With the possible exception of Britain’s occupation of the Falkland Islands in 1832-3, this event was notable as the sole example of the reassertion of European sovereignty over former colonial territory in the New World. But the experiment was brief. Spanish rule proved to be as incompetent as Dominican and as odious as Haitian. It could be maintained only by force and at great expense; and in 1865 the mother country abandoned her thankless task. Four years later the revived republic signed an annexation treaty with the United States. The United States Senate, however, failed to ratify it, and the Dominican Republic, like Haiti, was left, in conditions which steadily deteriorated, to work out her salvation alone. Side by side, a predominantly black and a predominantly mulatto republic, unable to share their small island in peace, followed a course which was to lead, almost inevitably, to that momentous event in their history—their temporary occupation by the United States.

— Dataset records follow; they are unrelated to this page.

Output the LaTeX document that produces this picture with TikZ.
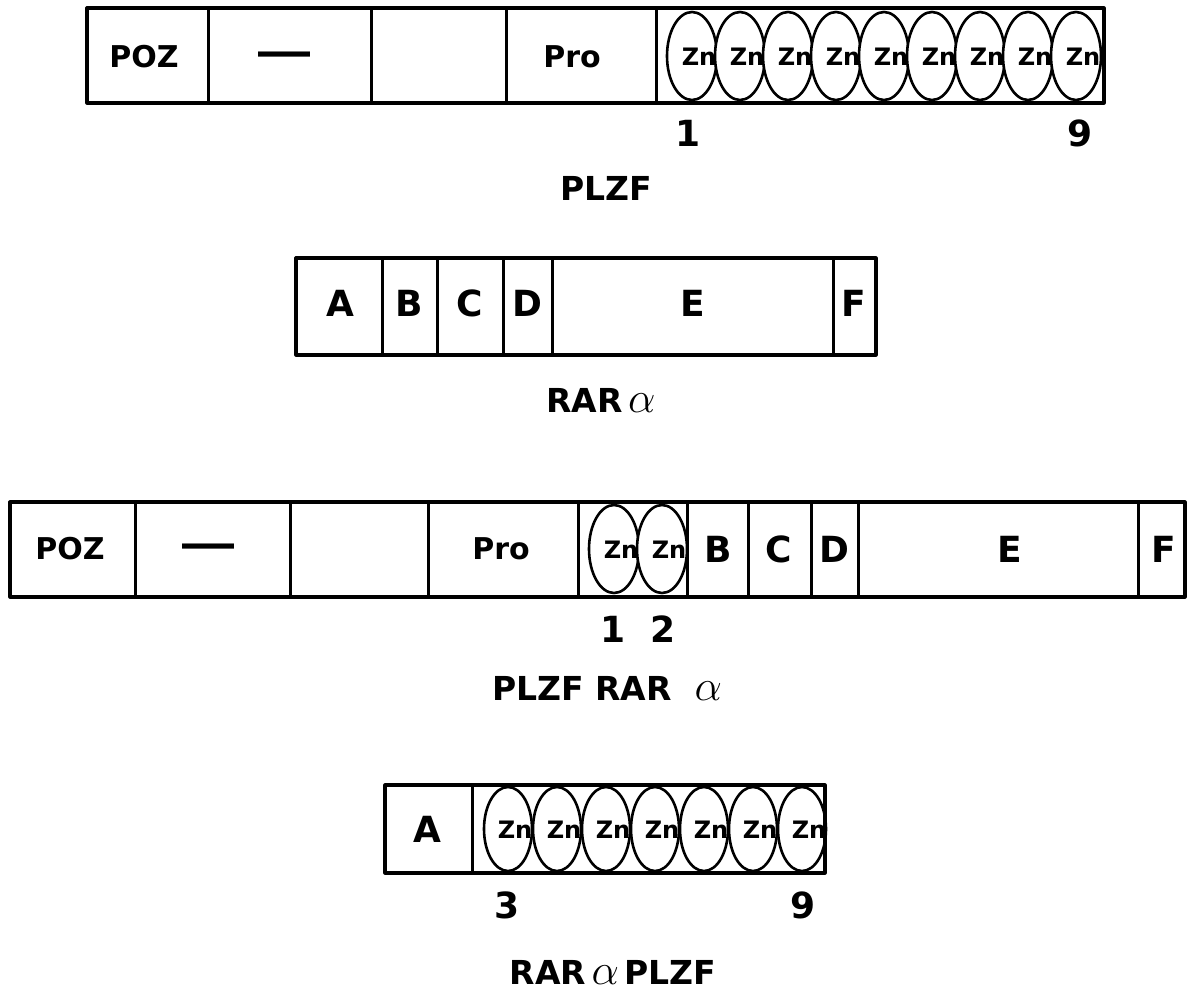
\documentclass[tikz,border=0pt]{standalone}
\usepackage{fontspec}
\setmainfont{DejaVu Sans}
\newfontfamily\dashfont{Liberation Sans}
\usetikzlibrary{shapes.geometric}
\tikzset{
  frame/.style={draw, line width=3.2pt, line join=round},
  divider/.style={draw, line width=3pt},
  znell/.style={ellipse, draw, fill=white, line width=2.6pt, inner sep=0pt},
  zntxt/.style={inner sep=0pt, font=\fontsize{24}{24}\selectfont\bfseries},
  lab/.style={inner sep=0pt, font=\fontsize{30}{30}\selectfont\bfseries},
  biglab/.style={inner sep=0pt, font=\fontsize{36}{36}\selectfont\bfseries},
  num/.style={inner sep=0pt, font=\fontsize{36}{36}\selectfont\bfseries},
  title/.style={inner sep=0pt, font=\fontsize{33}{33}\selectfont\bfseries},
  dashlab/.style={inner sep=0pt, font=\dashfont\fontsize{52}{52}\selectfont\bfseries}
}
\newcommand{\alf}{\scalebox{1.75}{$\alpha$}}
\begin{document}
\begin{tikzpicture}[x=1pt,y=-1pt]
\useasboundingbox (0,0) rectangle (1189,996);

% ---------------- Bar 1: PLZF ----------------
\foreach \i in {0,...,8}{
  \node[znell, minimum width=50pt, minimum height=88pt] (a\i) at ({692+48*\i},56) {};
  \node[zntxt] (at\i) at ({699+48*\i},57) {Zn};
}
\draw[frame] (87,8) rectangle (1104,103);
\draw[divider] (208,8) -- (208,103);
\draw[divider] (371,8) -- (371,103);
\draw[divider] (506,8) -- (506,103);
\draw[divider] (656,8) -- (656,103);
\node[lab] (poz1) at (144,57) {POZ};
\node[dashlab] (dash1) at (284,60) {—};
\node[lab] (pro1) at (572,57) {Pro};
\node[num] (n1a) at (688,133) {1};
\node[num] (n1b) at (1080,133) {9};
\node[title] (t1) at (606,188) {PLZF};

% ---------------- Bar 2: RAR alpha ----------------
\draw[frame] (296,258) rectangle (876,355);
\foreach \x in {382,437,503,552,833}{ \draw[divider] (\x,258) -- (\x,355); }
\node[biglab] (bA) at (340,303) {A};
\node[biglab] (bB) at (409,303) {B};
\node[biglab] (bC) at (470,303) {C};
\node[biglab] (bD) at (527,303) {D};
\node[biglab] (bE) at (693,303) {E};
\node[biglab] (bF) at (854,303) {F};
\node[title] (t2) at (601,400) {RAR\,\alf};

% ---------------- Bar 3: PLZF RAR alpha ----------------
\node[znell, minimum width=50pt, minimum height=88pt] (c0) at (614,549) {};
\node[zntxt] (ct0) at (621,550) {Zn};
\node[znell, minimum width=50pt, minimum height=88pt] (c1) at (662,549) {};
\node[zntxt] (ct1) at (669,550) {Zn};
\draw[frame] (10,502) rectangle (1185,597);
\foreach \x in {135,290,428,578,687,748,811,858,1138}{ \draw[divider] (\x,502) -- (\x,597); }
\node[lab] (poz3) at (70,549) {POZ};
\node[dashlab] (dash3) at (208,552) {—};
\node[lab] (pro3) at (501,549) {Pro};
\node[biglab] (cB) at (718,549) {B};
\node[biglab] (cC) at (779,549) {C};
\node[biglab] (cD) at (834,549) {D};
\node[biglab] (cE) at (1010,549) {E};
\node[biglab] (cF) at (1164,549) {F};
\node[num] (n3a) at (613,629) {1};
\node[num] (n3b) at (663,629) {2};
\node[title] (t3) at (607,688) {PLZF RAR\ \ \alf};

% ---------------- Bar 4: RAR alpha PLZF ----------------
\foreach \i in {0,...,6}{
  \node[znell, minimum width=48pt, minimum height=84pt] (d\i) at ({508+49*\i},829) {};
  \node[zntxt] (dt\i) at ({515+49*\i},830) {Zn};
}
\draw[frame] (385,785) rectangle (825,873);
\draw[divider] (472,785) -- (472,873);
\node[biglab] (dA) at (427,829) {A};
\node[num] (n4a) at (507,905) {3};
\node[num] (n4b) at (803,905) {9};
\node[title] (t4) at (613,972) {RAR\,\alf\,PLZF};
\end{tikzpicture}
\end{document}
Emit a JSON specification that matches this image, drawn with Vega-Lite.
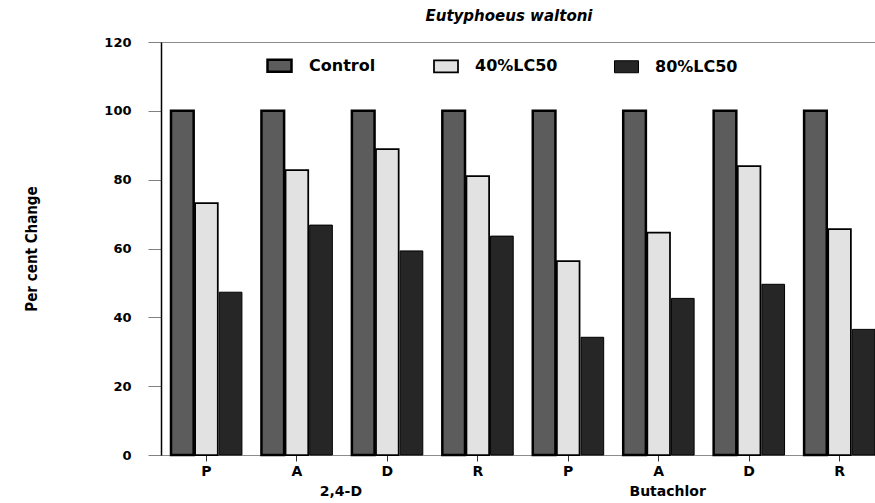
{
  "$schema": "https://vega.github.io/schema/vega-lite/v6.json",
  "autosize": "none",
  "width": 714,
  "height": 413,
  "padding": {"left": 161, "top": 42, "right": 0, "bottom": 48},
  "background": "white",
  "config": {
    "view": {"stroke": "#8c8c8c", "strokeWidth": 1},
    "font": "DejaVu Sans"
  },
  "title": {
    "text": "Eutyphoeus waltoni",
    "font": "DejaVu Sans",
    "fontSize": 15,
    "fontWeight": "bold",
    "fontStyle": "italic",
    "color": "black",
    "offset": 12,
    "dx": -9
  },
  "datasets": {
    "bars": [
      {"cat": "2,4-D P", "series": "Control", "value": 100},
      {"cat": "2,4-D P", "series": "40%LC50", "value": 73.2},
      {"cat": "2,4-D P", "series": "80%LC50", "value": 47.3},
      {"cat": "2,4-D A", "series": "Control", "value": 100},
      {"cat": "2,4-D A", "series": "40%LC50", "value": 82.8},
      {"cat": "2,4-D A", "series": "80%LC50", "value": 66.8},
      {"cat": "2,4-D D", "series": "Control", "value": 100},
      {"cat": "2,4-D D", "series": "40%LC50", "value": 88.9},
      {"cat": "2,4-D D", "series": "80%LC50", "value": 59.3},
      {"cat": "2,4-D R", "series": "Control", "value": 100},
      {"cat": "2,4-D R", "series": "40%LC50", "value": 81.0},
      {"cat": "2,4-D R", "series": "80%LC50", "value": 63.6},
      {"cat": "Butachlor P", "series": "Control", "value": 100},
      {"cat": "Butachlor P", "series": "40%LC50", "value": 56.3},
      {"cat": "Butachlor P", "series": "80%LC50", "value": 34.2},
      {"cat": "Butachlor A", "series": "Control", "value": 100},
      {"cat": "Butachlor A", "series": "40%LC50", "value": 64.6},
      {"cat": "Butachlor A", "series": "80%LC50", "value": 45.5},
      {"cat": "Butachlor D", "series": "Control", "value": 100},
      {"cat": "Butachlor D", "series": "40%LC50", "value": 83.9},
      {"cat": "Butachlor D", "series": "80%LC50", "value": 49.6},
      {"cat": "Butachlor R", "series": "Control", "value": 100},
      {"cat": "Butachlor R", "series": "40%LC50", "value": 65.6},
      {"cat": "Butachlor R", "series": "80%LC50", "value": 36.5}
    ]
  },
  "layer": [
    {
      "data": {"name": "bars"},
      "mark": {"type": "bar", "stroke": "black"},
      "encoding": {
        "x": {
          "field": "cat",
          "type": "nominal",
          "sort": null,
          "scale": {"paddingInner": 0.216, "paddingOuter": 0.0553, "align": 1},
          "axis": {
            "title": null,
            "labelExpr": "split(datum.label, ' ')[1]",
            "labelAngle": 0,
            "labelFont": "DejaVu Sans",
            "labelFontSize": 14,
            "labelFontWeight": "bold",
            "labelColor": "black",
            "labelPadding": 3,
            "tickSize": 6,
            "tickColor": "#333333",
            "domainColor": "#8c8c8c",
            "domainWidth": 1
          }
        },
        "xOffset": {
          "field": "series",
          "type": "nominal",
          "sort": ["Control", "40%LC50", "80%LC50"],
          "scale": {"paddingInner": 0.06, "paddingOuter": 0}
        },
        "y": {
          "field": "value",
          "type": "quantitative",
          "scale": {"domain": [0, 120], "nice": false},
          "axis": {
            "title": "Per cent Change",
            "titleFont": "Liberation Sans Narrow, DejaVu Sans Condensed, Liberation Sans",
            "titleFontSize": 15,
            "titleFontWeight": "bold",
            "titleColor": "black",
            "titlePadding": 64,
            "values": [0, 5, 10, 15, 20, 25, 30, 35, 40, 45, 50, 55, 60, 65, 70, 75, 80, 85, 90, 95, 100, 105, 110, 115, 120],
            "labelExpr": "datum.value % 20 === 0 ? datum.label : ''",
            "labelFont": "DejaVu Sans",
            "labelFontSize": 13,
            "labelFontWeight": "bold",
            "labelColor": "black",
            "labelPadding": 17,
            "tickSize": {"condition": {"test": "datum.value % 20 === 0", "value": 13}, "value": 5},
            "tickColor": "#808080",
            "domainColor": "black",
            "domainWidth": 1.5,
            "grid": false
          }
        },
        "fill": {
          "field": "series",
          "type": "nominal",
          "sort": ["Control", "40%LC50", "80%LC50"],
          "scale": {"domain": ["Control", "40%LC50", "80%LC50"], "range": ["#5c5c5c", "#e2e2e2", "#262626"]},
          "legend": {
            "title": null,
            "orient": "none",
            "legendX": 105,
            "legendY": 10,
            "direction": "horizontal",
            "symbolType": "M-1,-0.5H1V0.5H-1Z",
            "symbolSize": 576,
            "symbolStrokeColor": "black",
            "symbolStrokeWidth": 1.5,
            "labelFont": "DejaVu Sans",
            "labelFontSize": 16,
            "labelFontWeight": "bold",
            "labelColor": "black",
            "labelOffset": 16,
            "columnPadding": 54
          }
        },
        "strokeWidth": {
          "field": "series",
          "type": "nominal",
          "scale": {"domain": ["Control", "40%LC50", "80%LC50"], "range": [2.5, 1, 1]},
          "legend": null
        }
      }
    },
    {
      "data": {"values": [{"group": "2,4-D", "anchor": "2,4-D A"}]},
      "mark": {"type": "text", "font": "DejaVu Sans", "fontSize": 14, "fontWeight": "bold", "color": "black", "baseline": "middle", "dy": 37, "dx": 44},
      "encoding": {
        "x": {"field": "anchor", "type": "nominal", "sort": null},
        "y": {"datum": 0, "type": "quantitative"},
        "text": {"field": "group"}
      }
    },
    {
      "data": {"values": [{"group": "Butachlor", "anchor": "Butachlor A"}]},
      "mark": {"type": "text", "font": "DejaVu Sans", "fontSize": 14, "fontWeight": "bold", "color": "black", "baseline": "middle", "dy": 37, "dx": 9},
      "encoding": {
        "x": {"field": "anchor", "type": "nominal", "sort": null},
        "y": {"datum": 0, "type": "quantitative"},
        "text": {"field": "group"}
      }
    }
  ]
}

‘Many tyrants will arise upon my tomb’, wrote Bolivar in 1826; and the prophecy was fulfilled. Caudillismo, the rule of the military chieftain, the strong man, the local leader, was a phenomenon common to all the Latin American states. More than the praetorian legacy of the revolutionary wars, it was deeply rooted in the structure, the character, and the traditions of Spanish American society. In vain the architects of a new order had attempted to establish a rational pattern of freedom in constitutions which, too often, borrowed eclectically from abroad, and conformed too rarely to political and social realities at home. The constitutionalists were ‘swept away before the winds of personalism’. Authority revived, not in the impersonal state, but in the person of the caudillo. And for half a century after the close of the wars of independence most of the new states of Latin America—Brazil and Chile were the chief exceptions— were scourged, now by tyranny, now by anarchy. Few peoples had set out upon a career of independent nationhood with such initial disabilities. Nowhere did the reconciliation of freedom with order prove more difficult to achieve.

Yet, even in those countries whose political, social and economic development was most retarded, time did not stand still, nor were men’s minds inactive. The temper of politics slowly changed; the cruder forms of military despotism began to vanish, civilian oligarchies took control and a new type of presidential autocrat arose. And though ‘the twilight of the caudillos’ lasted long, in the decade of the ’seventies the states of Latin America stood upon the threshold of a new age, in which the distinctions between them became more marked, and in which the rise of Argentina and Mexico was at last to emulate the earlier but continuing rise of Chile and Brazil. The mounting figures of trade, investment and immigration told their own tale. For fifty years Latin America had been open to the trade of the world. Yet the flow of European capital investment, after the first flush of excitement in the ’twenties, had been generally held back, and the immigrant stream from the Old World to the New had set, not to the southern, but to the northern hemisphere. But already in the ’fifties and ’sixties there were signs of change, and by 1876 the amount of British capital alone invested in Latin America amounted to nearly one hundred and eighty million pounds sterling. It was to reach nearly one thousand millions in 1913. And with a migration of people as well as of capital, a quickening of economic activity, and a greater political stability, a new chapter in the economic and political history of Latin America began, and a chapter, also, closely related to the economic history both of England and Europe.